Methane hydrates are a common feature on the world's continental margins. The ice-like, crystalline solid of methane and water has been proposed to represent as much as 50% of the world's organic carbon. With such a vast quantity of hydrocarbons present in these regions, it is important to understand the movement of methane in these systems, and the factors affecting methane migration and therefore distribution on a smaller scale. Three study areas (Gulf of California, Blake Ridge, and Storegga Slide) were chosen to provide a cross-section of the different environments in which hydrates occur, in order to gain a more complete picture of the controls on the methane migration process. The Gulf of California is an active margin where migration of methane is controlled by heat and fluid flow generated from the young oceanic crust in the region. Advective heat flow modeling at the vent site indicates a maximum upward fluid velocity 0.032 m/yr, which is significantly above the background fluid velocity of 0.001 m/yr. Similarly, the highest advective fluid flow rates corresponded to the highest thermal gradients 584°C/km above the 125°C/km background.; The methane migration in the Blake Ridge of the US Atlantic margin is controlled by the erosion and deposition of the sediments by contour currents. In the sediment wave field the erosion has allowed methane to escape from a large region. This methane escape now controls the diffusive flux in the wave field. Elsewhere on the ridge, deposition of sediments has created overpressures resulting in a massive movement of methane from the free gas zone into the hydrate stability zone.

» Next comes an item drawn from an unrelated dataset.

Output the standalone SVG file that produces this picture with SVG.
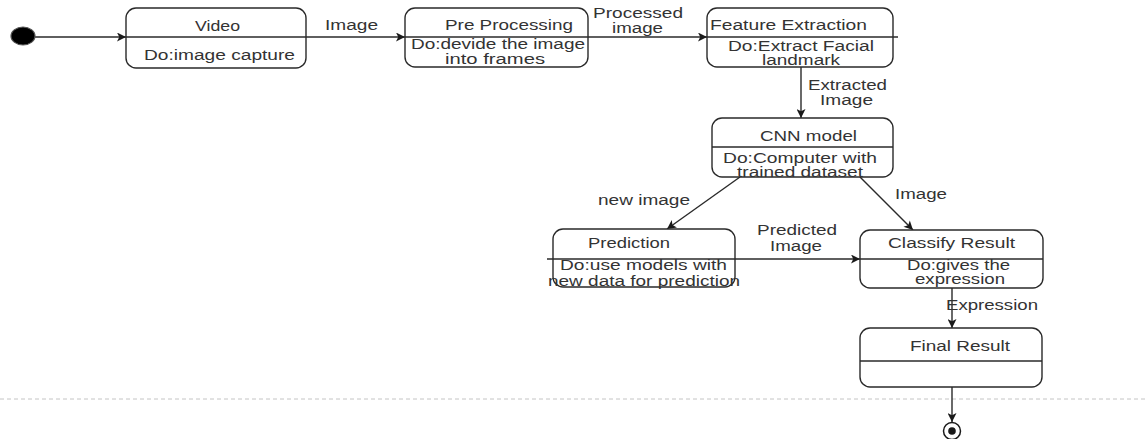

Velocity modeling for hydrate and free gas concentration found that of the 915,615 moles of methane missing from the free gas zone, 59.5% of which can be accounted for in a zone of slightly coarser grained sediment known as the hydrate stringer.; In the Storegga Slide, the presence of gas hydrates is controlled by the presence of a leaky hydrocarbon system, not the slide itself. Velocity modeling for hydrate and free gas concentrations show little change in the average methane concentration inside versus outside the slide.